Is your congregation suffering from self-esteem issues? Are you wondering if using a hymnal with its liturgy is an anachronism? Should your church drop the lectionary and have the pastor focus on sermon series with hip and relevant messages? Is the church calendar just too constricting?
It is easy to see the weaknesses in our congregations, but let’s not do a Mitt Romney. What’s a Mitt Romney? It’s being embarrassed over that for which you should be thankful. You know Governor Romney was at first shy about the fact he has been a success in business. We don’t need to go down that route.
As we approach Lent, it is good, right, and salutary for us to see the great blessing liturgical churches have in the (1) lectionary and in the (2) church year calendar. No apologies necessary
1. The lectionary is a blessing. For hundreds of years many Christians used a one year set of readings that repeated each year. This developed gradually starting well over 1,000 years ago. The most popular lectionary today, however, is a three cycles of readings.
Each cycle (year A, B, C) has an Old Testament, Epistle, and Gospel reading for each Sunday. During the Easter season the Old Testament readings are dropped for texts from the book of Acts. There are also texts for various holy days that fall in the middle of the week as well as readings from the Psalms.

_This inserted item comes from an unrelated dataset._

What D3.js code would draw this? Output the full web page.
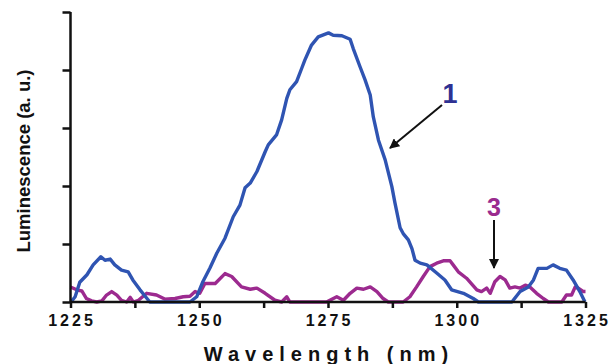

Consider that the lectionary is a blessing because it gives us a broad sweep of the Bible instead of letting the preacher focus on his own pet topics and texts. Indeed the Pastor and congregation are forced to consider portions of Scripture that they might otherwise ignore. Perhaps a text of Scripture seems hard for people of a certain culture and a certain time to digest. The Lectionary doesn’t let us focus on only those portions of Scripture that seem comfortable and soft to us. Nonetheless, the lectionary, as adapted in the Lutheran Church-Missouri Synod, certainly is designed so that the Goodnews of Christ is held high.
Take note that each year has its own emphasis. Year “A” focuses on the Gospel of Matthew, year “B” on Mark, and year “C” on Luke. The Gospel of John is scattered throughout each year.
The Gospel reading is king and so the Old Testament reading is tied in some way to the Gospel text. The Epistle very often stands alone so that Christians can hear larger portions of them, but even here, they will conform to the season of the church year especially during Advent and Lent. Let’s move onto the church year because the lectionary happens in the context of a regular calendar.
2. The church year is a blessing. This is so because it faithfully delivers Christ to His people. It also gives us a wonderful rhythm to our life together in Christ. Rhythm is all around us. God put rhythm in nature as we enjoy winter, spring, summer, and fall (unless you live in a place like Phoenix where the rhythm is simply sweltering hot and not as hot). The Jews had a rhythm in their life together as God gave them a cycle of various feasts and observances.
The church year is broken up into two major sections. The first half focuses on an orderly account of the life of Christ. The second half is known at the “time of the church” which is much more diverse in that it doesn’t have a long running theme.
The first half starts in the last Sunday of November with Advent. In Advent we consider the first and the second coming of Christ. Then we move onto Christmas. The season of Epiphany is next. It begins January 6 with the coming of the Magi. Epiphany is a Greek word meaning “manifestation.” In this season Jesus manifests His true glory in miracles, casting out of demons, and the calling of the disciples. We see the greatness of the Babe born in Bethlehem shine through in Epiphany.
Then the church moves on to Lent which is a 40 day preparation for Easter. It is a time when the church focuses especially on repentance and even fasting. Dr. Timothy Maschke notes that the 40 days does not count Sundays since this is the day in which our Lord rose. The 40 days recalls 40 days of fasting of our Lord and 40 years of wilderness wandering for the Hebrews.
He also notes that, “In A.D. 325, the Council of Nicea recorded the first reference to the specific number of days in Lent” (Gathered Guests: A Guide to Worship in the Lutheran Church, p. 56). This is an ancient season indeed. Easter is next. The emphasis is joy, victory, salvation we have in Christ’s resurrection. It is the churches oldest celebration. It ends with Jesus’ Ascension into heaven. With the day of Pentecost we move into the “time of the church.”
The church calendar helps the body of Christ remain relevant in its worship because it runs us through the life of Christ each year. The Gospel is the news of salvation that each lost soul needs to hear. It is the message that continues to strengthen each believer and keep them in Christ. The Church is the body of Christ, and so the church keeps Him as the central focus in its worship, readings, and church year.
Think of the gimmicks so common in the American church – 30 day sex challenges, secular cover bands, success driven sermon series, and pandering to people’s various felt needs. These gimmicks diminish Christ. They herald His importance not as Savior but as life coach.
These gimmicks make churches temples of profanity. Augustine criticized the immoral, pagan worship of his day and wrote, “If these are sacred rites, what is sacrilege? If this is purification, what is pollution?” (The City of God, Book II, section 4). The same could be asked of many congregations in our own day.
We Lutherans need never apologize for the lectionary and the church year. These are great blessings because they bring us to Christ!